TASK DETAILS: Keep the images out and copy every entry below exactly.

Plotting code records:
-- START --
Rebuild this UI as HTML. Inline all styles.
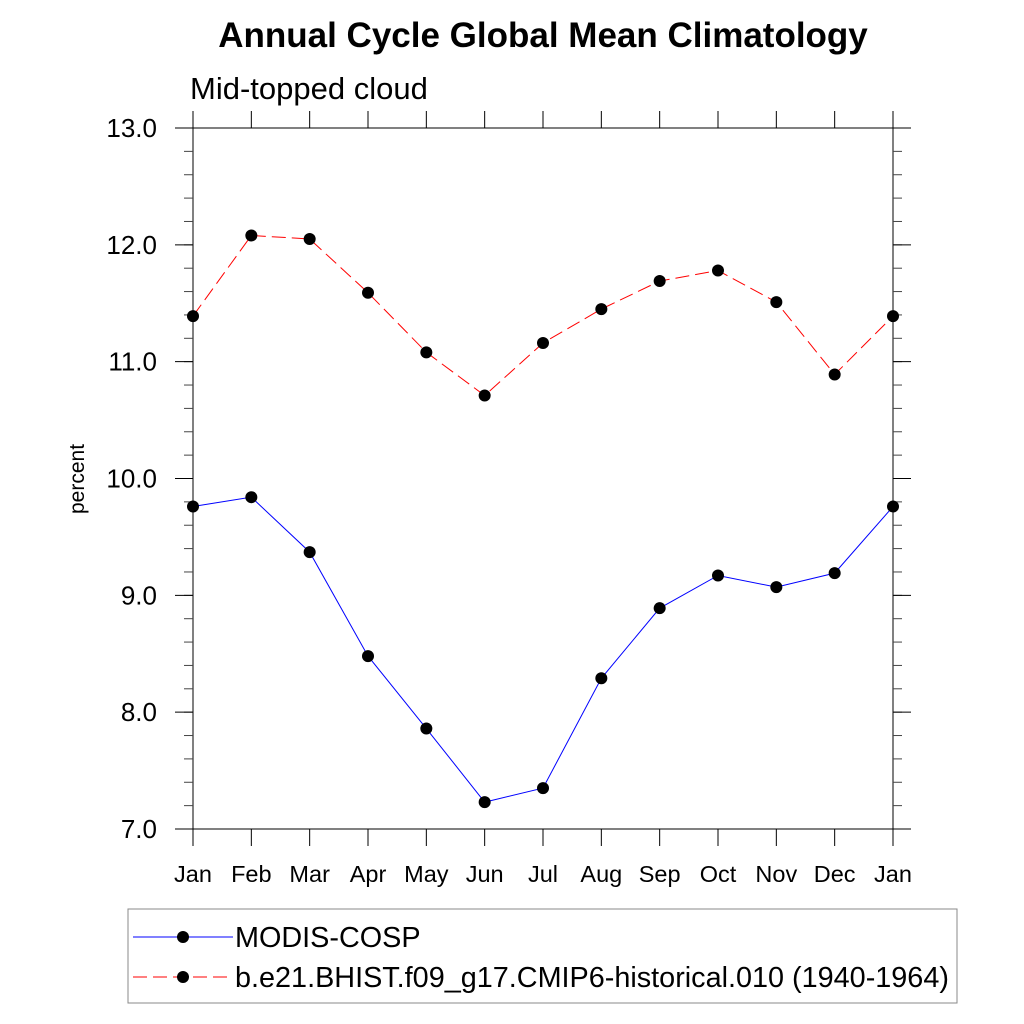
<!DOCTYPE html>
<html><head><meta charset="utf-8"><style>body{margin:0;background:#fff}svg{display:block}text{font-family:"Liberation Sans",sans-serif}</style></head>
<body>
<svg id="chart" width="1024" height="1024" xmlns="http://www.w3.org/2000/svg">
<text x="543" y="47" font-size="35" font-weight="bold" text-anchor="middle">Annual Cycle Global Mean Climatology</text>
<text x="190" y="99" font-size="31">Mid-topped cloud</text>
<text transform="translate(84,479) rotate(-90)" font-size="21" text-anchor="middle">percent</text>
<g id="axes"></g>
<g id="series"></g>
<rect x="128" y="909" width="829" height="94" fill="none" stroke="#888" stroke-width="1"/>
<g>
<line x1="133" y1="937" x2="233" y2="937" stroke="#0000ff" stroke-width="1"/>
<circle cx="183" cy="937" r="6" fill="#000"/>
<text x="235" y="947" font-size="28.8">MODIS-COSP</text>
</g>
<g>
<line x1="133" y1="977" x2="233" y2="977" stroke="#ff0000" stroke-width="1" stroke-dasharray="14,6"/>
<circle cx="183" cy="977" r="6" fill="#000"/>
<text x="235" y="987" font-size="28.8">b.e21.BHIST.f09_g17.CMIP6-historical.010 (1940-1964)</text>
</g>
</svg>
<script>
const months = ["Jan","Feb","Mar","Apr","May","Jun","Jul","Aug","Sep","Oct","Nov","Dec","Jan"];
const modisValues = [9.76,9.84,9.37,8.48,7.86,7.23,7.35,8.29,8.89,9.17,9.07,9.19,9.76];
const modelValues = [11.39,12.08,12.05,11.59,11.08,10.71,11.16,11.45,11.69,11.78,11.51,10.89,11.39];
const yTicks = [7.0,8.0,9.0,10.0,11.0,12.0,13.0];
const yTickLabels = ["7.0","8.0","9.0","10.0","11.0","12.0","13.0"];

const L=193,R=893,T=128,B=829,yMin=7,yMax=13;
const xs=i=>L+(R-L)*i/(months.length-1);
const ys=v=>B-(v-yMin)/(yMax-yMin)*(B-T);
const NS="http://www.w3.org/2000/svg";
function mk(tag,attrs,parent){const e=document.createElementNS(NS,tag);for(const k in attrs)e.setAttribute(k,attrs[k]);parent.appendChild(e);return e;}
const ax=document.getElementById('axes');
const frame=mk('rect',{x:L,y:T,width:R-L,height:B-T,fill:'none',stroke:'#000','stroke-width':1},ax);


for(let v=yMin;v<=yMax+1e-9;v+=0.2){const y=ys(v);
 mk('line',{x1:L-9,y1:y,x2:L,y2:y,stroke:'#444'},ax);
 mk('line',{x1:R,y1:y,x2:R+9,y2:y,stroke:'#444'},ax);}
yTicks.forEach((v,i)=>{const y=ys(v);
 mk('line',{x1:L-18,y1:y,x2:L,y2:y,stroke:'#000'},ax);
 mk('line',{x1:R,y1:y,x2:R+18,y2:y,stroke:'#000'},ax);
 const t=mk('text',{x:L-36,y:y+9,'font-size':26,'text-anchor':'end'},ax);t.textContent=yTickLabels[i];
 
 });
months.forEach((m,i)=>{const x=xs(i);
 mk('line',{x1:x,y1:B,x2:x,y2:B+17,stroke:'#000'},ax);
 mk('line',{x1:x,y1:T-17,x2:x,y2:T,stroke:'#000'},ax);
 const t=mk('text',{x:x,y:882,'font-size':23.5,'text-anchor':'middle'},ax);t.textContent=m;
 
 });
const sg=document.getElementById('series');
function series(vals,color,dash,name){
 const g=mk('g',{},sg);
 
 
 const p=mk('polyline',{points:vals.map((v,i)=>xs(i)+','+ys(v)).join(' '),fill:'none',stroke:color,'stroke-width':1},g);
 if(dash)p.setAttribute('stroke-dasharray',dash);
 vals.forEach((v,i)=>{const c=mk('circle',{cx:xs(i),cy:ys(v),r:6,fill:'#000'},g);
  
  });
}
series(modisValues,'#0000ff',null,'modis-series');
series(modelValues,'#ff0000','14,6','model-series');
</script>
</body></html>
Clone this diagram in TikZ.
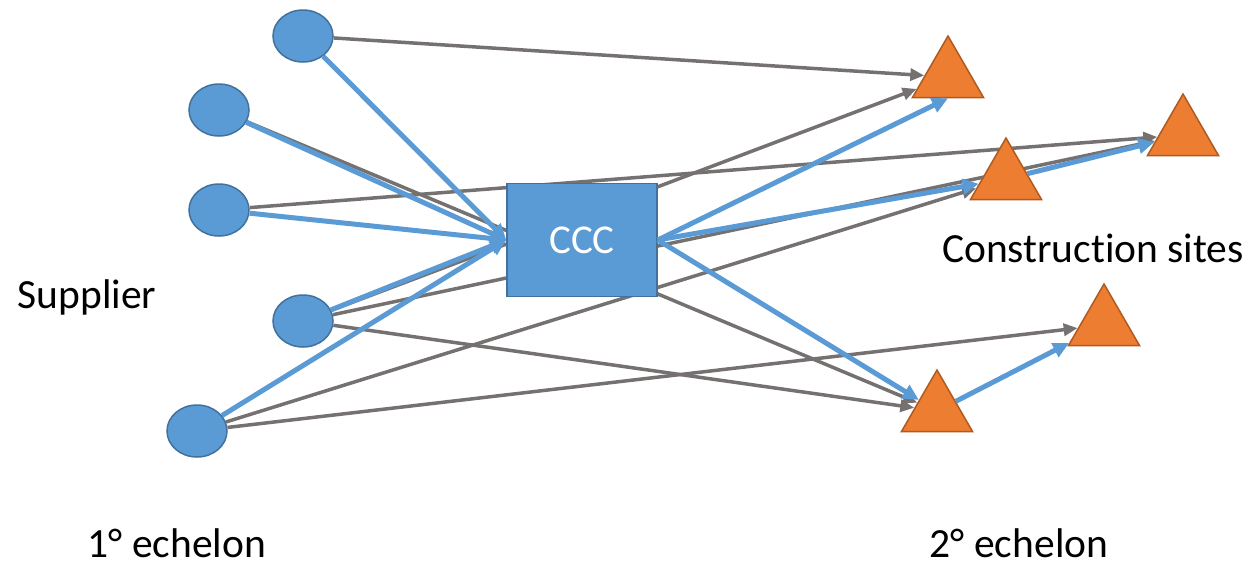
\documentclass[tikz,border=0pt]{standalone}
\usepackage{fontspec}
\setmainfont{Carlito}[Ligatures=NoCommon]
\usetikzlibrary{shapes.geometric,arrows.meta,backgrounds}
\definecolor{bluefill}{HTML}{5B9BD5}
\definecolor{blueedge}{HTML}{41719C}
\definecolor{orfill}{HTML}{ED7D31}
\definecolor{oredge}{HTML}{AE5A21}
\definecolor{grayline}{HTML}{767171}
\begin{document}
\begin{tikzpicture}[x=1pt,y=-1pt,
  supplier/.style={ellipse,draw=blueedge,fill=bluefill,line width=1.5pt,minimum width=60pt,minimum height=52pt,inner sep=0pt},
  site/.style={regular polygon,regular polygon sides=3,draw=oredge,fill=orfill,line width=1.5pt,minimum size=82pt,inner sep=0pt},
  hub/.style={rectangle,draw=blueedge,fill=bluefill,line width=1.5pt,minimum width=150pt,minimum height=113pt,text=white,font=\fontsize{41}{49}\selectfont},
  txt/.style={anchor=base,font=\fontsize{41.5}{50}\selectfont,inner sep=0pt},
  grayarrow/.style={draw=grayline,line width=3.5pt,-{Triangle[length=14pt,width=12pt]}},
  bluearrow/.style={draw=bluefill,line width=5pt,-{Triangle[length=16pt,width=15pt]}}]
\useasboundingbox (0,0) rectangle (1254,565);
% suppliers
\node[supplier] (S1) at (303,36) {};
\node[supplier] (S2) at (219,110) {};
\node[supplier] (S3) at (219,210) {};
\node[supplier] (S4) at (303,321) {};
\node[supplier] (S5) at (197,431) {};
% CCC
\node[hub] (C) at (582,240) {CCC};
% sites
\node[site] (T1) at (948,77) {};
\node[site] (T2) at (1183,135) {};
\node[site] (T3) at (1006,179) {};
\node[site] (T4) at (1104,325) {};
\node[site] (T5) at (937,411) {};
% gray connectors (behind nodes)
\begin{pgfonlayer}{background}
\draw[grayarrow] (S1) -- (T1);
\draw[grayarrow] (S2) -- (T5);
\draw[grayarrow] (S3) -- (T2);
\draw[grayarrow] (S4) -- (T1);
\draw[grayarrow] (S4) -- (T2);
\draw[grayarrow] (S4) -- (T5);
\draw[grayarrow] (S5) -- (T3);
\draw[grayarrow] (S5) -- (T4);
\end{pgfonlayer}
% blue connectors
\draw[bluearrow] (S1) -- (C.west);
\draw[bluearrow] (S2) -- (C.west);
\draw[bluearrow] (S3) -- (C.west);
\draw[bluearrow] (S4) -- (C.west);
\draw[bluearrow] (S5) -- (C.west);
\draw[bluearrow] (C.east) -- (T1.south);
\draw[bluearrow] (C.east) -- (T3);
\draw[bluearrow] (C.east) -- (T5);
\draw[bluearrow] (T3) -- (T2);
\draw[bluearrow] (T5) -- (T4);
% labels
\node[txt] (lsup) at (87,308) {Supplier};
\node[txt] (lcs) at (1093,262) {Construction sites};
\node[txt] (le1) at (177,557) {1° echelon};
\node[txt] (le2) at (1019,557) {2° echelon};
\end{tikzpicture}
\end{document}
-- END --
PROBLEM SOLUTION:
Rebuild this UI as HTML. Inline all styles.
<!DOCTYPE html>
<html><head><meta charset="utf-8"><style>body{margin:0;background:#fff}svg{display:block}text{font-family:"Liberation Sans",sans-serif}</style></head>
<body>
<svg id="chart" width="1024" height="1024" xmlns="http://www.w3.org/2000/svg">
<text x="543" y="47" font-size="35" font-weight="bold" text-anchor="middle">Annual Cycle Global Mean Climatology</text>
<text x="190" y="99" font-size="31">Mid-topped cloud</text>
<text transform="translate(84,479) rotate(-90)" font-size="21" text-anchor="middle">percent</text>
<g id="axes"></g>
<g id="series"></g>
<rect x="128" y="909" width="829" height="94" fill="none" stroke="#888" stroke-width="1"/>
<g>
<line x1="133" y1="937" x2="233" y2="937" stroke="#0000ff" stroke-width="1"/>
<circle cx="183" cy="937" r="6" fill="#000"/>
<text x="235" y="947" font-size="28.8">MODIS-COSP</text>
</g>
<g>
<line x1="133" y1="977" x2="233" y2="977" stroke="#ff0000" stroke-width="1" stroke-dasharray="14,6"/>
<circle cx="183" cy="977" r="6" fill="#000"/>
<text x="235" y="987" font-size="28.8">b.e21.BHIST.f09_g17.CMIP6-historical.010 (1940-1964)</text>
</g>
</svg>
<script>
const months = ["Jan","Feb","Mar","Apr","May","Jun","Jul","Aug","Sep","Oct","Nov","Dec","Jan"];
const modisValues = [9.76,9.84,9.37,8.48,7.86,7.23,7.35,8.29,8.89,9.17,9.07,9.19,9.76];
const modelValues = [11.39,12.08,12.05,11.59,11.08,10.71,11.16,11.45,11.69,11.78,11.51,10.89,11.39];
const yTicks = [7.0,8.0,9.0,10.0,11.0,12.0,13.0];
const yTickLabels = ["7.0","8.0","9.0","10.0","11.0","12.0","13.0"];

const L=193,R=893,T=128,B=829,yMin=7,yMax=13;
const xs=i=>L+(R-L)*i/(months.length-1);
const ys=v=>B-(v-yMin)/(yMax-yMin)*(B-T);
const NS="http://www.w3.org/2000/svg";
function mk(tag,attrs,parent){const e=document.createElementNS(NS,tag);for(const k in attrs)e.setAttribute(k,attrs[k]);parent.appendChild(e);return e;}
const ax=document.getElementById('axes');
const frame=mk('rect',{x:L,y:T,width:R-L,height:B-T,fill:'none',stroke:'#000','stroke-width':1},ax);


for(let v=yMin;v<=yMax+1e-9;v+=0.2){const y=ys(v);
 mk('line',{x1:L-9,y1:y,x2:L,y2:y,stroke:'#444'},ax);
 mk('line',{x1:R,y1:y,x2:R+9,y2:y,stroke:'#444'},ax);}
yTicks.forEach((v,i)=>{const y=ys(v);
 mk('line',{x1:L-18,y1:y,x2:L,y2:y,stroke:'#000'},ax);
 mk('line',{x1:R,y1:y,x2:R+18,y2:y,stroke:'#000'},ax);
 const t=mk('text',{x:L-36,y:y+9,'font-size':26,'text-anchor':'end'},ax);t.textContent=yTickLabels[i];
 
 });
months.forEach((m,i)=>{const x=xs(i);
 mk('line',{x1:x,y1:B,x2:x,y2:B+17,stroke:'#000'},ax);
 mk('line',{x1:x,y1:T-17,x2:x,y2:T,stroke:'#000'},ax);
 const t=mk('text',{x:x,y:882,'font-size':23.5,'text-anchor':'middle'},ax);t.textContent=m;
 
 });
const sg=document.getElementById('series');
function series(vals,color,dash,name){
 const g=mk('g',{},sg);
 
 
 const p=mk('polyline',{points:vals.map((v,i)=>xs(i)+','+ys(v)).join(' '),fill:'none',stroke:color,'stroke-width':1},g);
 if(dash)p.setAttribute('stroke-dasharray',dash);
 vals.forEach((v,i)=>{const c=mk('circle',{cx:xs(i),cy:ys(v),r:6,fill:'#000'},g);
  
  });
}
series(modisValues,'#0000ff',null,'modis-series');
series(modelValues,'#ff0000','14,6','model-series');
</script>
</body></html>
Clone this diagram in TikZ.
\documentclass[tikz,border=0pt]{standalone}
\usepackage{fontspec}
\setmainfont{Carlito}[Ligatures=NoCommon]
\usetikzlibrary{shapes.geometric,arrows.meta,backgrounds}
\definecolor{bluefill}{HTML}{5B9BD5}
\definecolor{blueedge}{HTML}{41719C}
\definecolor{orfill}{HTML}{ED7D31}
\definecolor{oredge}{HTML}{AE5A21}
\definecolor{grayline}{HTML}{767171}
\begin{document}
\begin{tikzpicture}[x=1pt,y=-1pt,
  supplier/.style={ellipse,draw=blueedge,fill=bluefill,line width=1.5pt,minimum width=60pt,minimum height=52pt,inner sep=0pt},
  site/.style={regular polygon,regular polygon sides=3,draw=oredge,fill=orfill,line width=1.5pt,minimum size=82pt,inner sep=0pt},
  hub/.style={rectangle,draw=blueedge,fill=bluefill,line width=1.5pt,minimum width=150pt,minimum height=113pt,text=white,font=\fontsize{41}{49}\selectfont},
  txt/.style={anchor=base,font=\fontsize{41.5}{50}\selectfont,inner sep=0pt},
  grayarrow/.style={draw=grayline,line width=3.5pt,-{Triangle[length=14pt,width=12pt]}},
  bluearrow/.style={draw=bluefill,line width=5pt,-{Triangle[length=16pt,width=15pt]}}]
\useasboundingbox (0,0) rectangle (1254,565);
% suppliers
\node[supplier] (S1) at (303,36) {};
\node[supplier] (S2) at (219,110) {};
\node[supplier] (S3) at (219,210) {};
\node[supplier] (S4) at (303,321) {};
\node[supplier] (S5) at (197,431) {};
% CCC
\node[hub] (C) at (582,240) {CCC};
% sites
\node[site] (T1) at (948,77) {};
\node[site] (T2) at (1183,135) {};
\node[site] (T3) at (1006,179) {};
\node[site] (T4) at (1104,325) {};
\node[site] (T5) at (937,411) {};
% gray connectors (behind nodes)
\begin{pgfonlayer}{background}
\draw[grayarrow] (S1) -- (T1);
\draw[grayarrow] (S2) -- (T5);
\draw[grayarrow] (S3) -- (T2);
\draw[grayarrow] (S4) -- (T1);
\draw[grayarrow] (S4) -- (T2);
\draw[grayarrow] (S4) -- (T5);
\draw[grayarrow] (S5) -- (T3);
\draw[grayarrow] (S5) -- (T4);
\end{pgfonlayer}
% blue connectors
\draw[bluearrow] (S1) -- (C.west);
\draw[bluearrow] (S2) -- (C.west);
\draw[bluearrow] (S3) -- (C.west);
\draw[bluearrow] (S4) -- (C.west);
\draw[bluearrow] (S5) -- (C.west);
\draw[bluearrow] (C.east) -- (T1.south);
\draw[bluearrow] (C.east) -- (T3);
\draw[bluearrow] (C.east) -- (T5);
\draw[bluearrow] (T3) -- (T2);
\draw[bluearrow] (T5) -- (T4);
% labels
\node[txt] (lsup) at (87,308) {Supplier};
\node[txt] (lcs) at (1093,262) {Construction sites};
\node[txt] (le1) at (177,557) {1° echelon};
\node[txt] (le2) at (1019,557) {2° echelon};
\end{tikzpicture}
\end{document}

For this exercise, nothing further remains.